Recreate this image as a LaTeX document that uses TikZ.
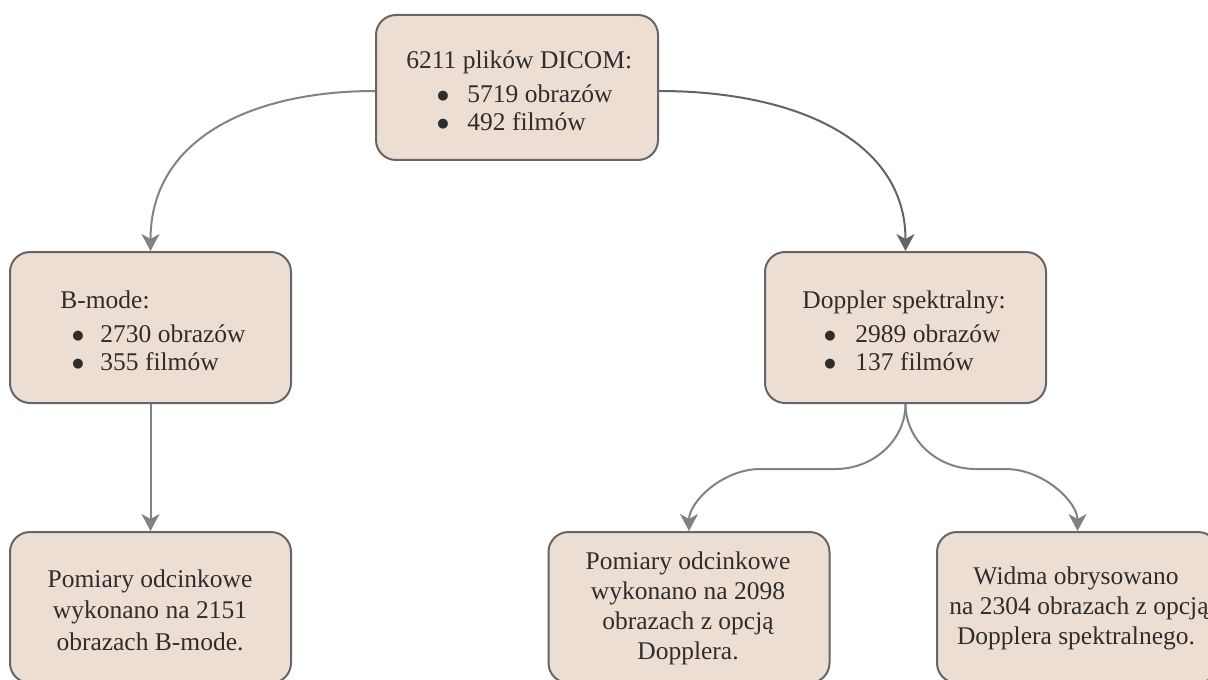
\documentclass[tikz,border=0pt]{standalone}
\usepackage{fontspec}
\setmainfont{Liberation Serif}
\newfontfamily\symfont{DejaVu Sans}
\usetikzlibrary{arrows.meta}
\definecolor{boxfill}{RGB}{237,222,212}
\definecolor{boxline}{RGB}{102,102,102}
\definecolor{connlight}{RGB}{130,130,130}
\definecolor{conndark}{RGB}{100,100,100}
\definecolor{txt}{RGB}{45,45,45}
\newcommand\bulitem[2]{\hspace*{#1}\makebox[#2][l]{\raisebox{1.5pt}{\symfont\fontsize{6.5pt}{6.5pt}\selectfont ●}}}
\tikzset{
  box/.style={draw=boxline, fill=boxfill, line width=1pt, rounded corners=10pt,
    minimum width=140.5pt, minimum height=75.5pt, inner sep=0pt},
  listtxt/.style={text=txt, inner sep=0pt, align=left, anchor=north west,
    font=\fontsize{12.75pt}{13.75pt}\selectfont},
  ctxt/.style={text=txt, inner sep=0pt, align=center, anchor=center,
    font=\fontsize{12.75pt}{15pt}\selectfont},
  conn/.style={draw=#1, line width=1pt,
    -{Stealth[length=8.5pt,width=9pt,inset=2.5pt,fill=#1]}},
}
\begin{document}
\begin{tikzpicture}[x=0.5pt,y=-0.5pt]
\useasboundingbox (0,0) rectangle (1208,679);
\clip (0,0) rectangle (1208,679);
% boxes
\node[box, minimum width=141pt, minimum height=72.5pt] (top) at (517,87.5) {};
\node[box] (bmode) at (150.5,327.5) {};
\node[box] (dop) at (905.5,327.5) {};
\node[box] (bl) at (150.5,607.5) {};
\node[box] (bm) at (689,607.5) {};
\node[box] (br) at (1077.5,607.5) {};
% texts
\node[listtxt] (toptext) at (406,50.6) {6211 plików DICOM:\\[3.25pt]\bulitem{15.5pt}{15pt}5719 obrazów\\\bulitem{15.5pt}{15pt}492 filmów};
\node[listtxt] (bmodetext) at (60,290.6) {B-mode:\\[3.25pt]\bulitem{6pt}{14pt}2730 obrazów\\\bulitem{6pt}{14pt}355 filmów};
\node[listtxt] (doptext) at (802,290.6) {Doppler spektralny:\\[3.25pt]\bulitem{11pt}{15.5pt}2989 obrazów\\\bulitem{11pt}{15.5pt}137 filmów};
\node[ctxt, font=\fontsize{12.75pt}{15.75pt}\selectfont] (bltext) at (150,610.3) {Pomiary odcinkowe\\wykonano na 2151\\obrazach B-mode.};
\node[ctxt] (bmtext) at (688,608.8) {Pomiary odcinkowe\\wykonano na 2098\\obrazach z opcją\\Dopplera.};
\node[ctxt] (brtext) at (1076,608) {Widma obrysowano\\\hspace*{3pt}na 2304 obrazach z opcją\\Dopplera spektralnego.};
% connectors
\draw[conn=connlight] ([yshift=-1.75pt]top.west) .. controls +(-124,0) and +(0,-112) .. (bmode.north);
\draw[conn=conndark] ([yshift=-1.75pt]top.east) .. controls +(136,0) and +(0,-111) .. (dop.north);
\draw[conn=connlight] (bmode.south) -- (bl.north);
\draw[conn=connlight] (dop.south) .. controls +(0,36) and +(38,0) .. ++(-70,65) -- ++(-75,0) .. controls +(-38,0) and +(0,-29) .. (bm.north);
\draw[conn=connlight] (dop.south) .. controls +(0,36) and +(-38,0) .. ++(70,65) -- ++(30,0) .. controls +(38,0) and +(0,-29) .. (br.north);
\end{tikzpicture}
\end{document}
# # # # #
Your instructions — Working from the lines above, reproduce the material exactly and exclude its pictures.

Problem solution —
Recreate this image as a LaTeX document that uses TikZ.
\documentclass[tikz,border=0pt]{standalone}
\usepackage{fontspec}
\setmainfont{Liberation Serif}
\newfontfamily\symfont{DejaVu Sans}
\usetikzlibrary{arrows.meta}
\definecolor{boxfill}{RGB}{237,222,212}
\definecolor{boxline}{RGB}{102,102,102}
\definecolor{connlight}{RGB}{130,130,130}
\definecolor{conndark}{RGB}{100,100,100}
\definecolor{txt}{RGB}{45,45,45}
\newcommand\bulitem[2]{\hspace*{#1}\makebox[#2][l]{\raisebox{1.5pt}{\symfont\fontsize{6.5pt}{6.5pt}\selectfont ●}}}
\tikzset{
  box/.style={draw=boxline, fill=boxfill, line width=1pt, rounded corners=10pt,
    minimum width=140.5pt, minimum height=75.5pt, inner sep=0pt},
  listtxt/.style={text=txt, inner sep=0pt, align=left, anchor=north west,
    font=\fontsize{12.75pt}{13.75pt}\selectfont},
  ctxt/.style={text=txt, inner sep=0pt, align=center, anchor=center,
    font=\fontsize{12.75pt}{15pt}\selectfont},
  conn/.style={draw=#1, line width=1pt,
    -{Stealth[length=8.5pt,width=9pt,inset=2.5pt,fill=#1]}},
}
\begin{document}
\begin{tikzpicture}[x=0.5pt,y=-0.5pt]
\useasboundingbox (0,0) rectangle (1208,679);
\clip (0,0) rectangle (1208,679);
% boxes
\node[box, minimum width=141pt, minimum height=72.5pt] (top) at (517,87.5) {};
\node[box] (bmode) at (150.5,327.5) {};
\node[box] (dop) at (905.5,327.5) {};
\node[box] (bl) at (150.5,607.5) {};
\node[box] (bm) at (689,607.5) {};
\node[box] (br) at (1077.5,607.5) {};
% texts
\node[listtxt] (toptext) at (406,50.6) {6211 plików DICOM:\\[3.25pt]\bulitem{15.5pt}{15pt}5719 obrazów\\\bulitem{15.5pt}{15pt}492 filmów};
\node[listtxt] (bmodetext) at (60,290.6) {B-mode:\\[3.25pt]\bulitem{6pt}{14pt}2730 obrazów\\\bulitem{6pt}{14pt}355 filmów};
\node[listtxt] (doptext) at (802,290.6) {Doppler spektralny:\\[3.25pt]\bulitem{11pt}{15.5pt}2989 obrazów\\\bulitem{11pt}{15.5pt}137 filmów};
\node[ctxt, font=\fontsize{12.75pt}{15.75pt}\selectfont] (bltext) at (150,610.3) {Pomiary odcinkowe\\wykonano na 2151\\obrazach B-mode.};
\node[ctxt] (bmtext) at (688,608.8) {Pomiary odcinkowe\\wykonano na 2098\\obrazach z opcją\\Dopplera.};
\node[ctxt] (brtext) at (1076,608) {Widma obrysowano\\\hspace*{3pt}na 2304 obrazach z opcją\\Dopplera spektralnego.};
% connectors
\draw[conn=connlight] ([yshift=-1.75pt]top.west) .. controls +(-124,0) and +(0,-112) .. (bmode.north);
\draw[conn=conndark] ([yshift=-1.75pt]top.east) .. controls +(136,0) and +(0,-111) .. (dop.north);
\draw[conn=connlight] (bmode.south) -- (bl.north);
\draw[conn=connlight] (dop.south) .. controls +(0,36) and +(38,0) .. ++(-70,65) -- ++(-75,0) .. controls +(-38,0) and +(0,-29) .. (bm.north);
\draw[conn=connlight] (dop.south) .. controls +(0,36) and +(-38,0) .. ++(70,65) -- ++(30,0) .. controls +(38,0) and +(0,-29) .. (br.north);
\end{tikzpicture}
\end{document}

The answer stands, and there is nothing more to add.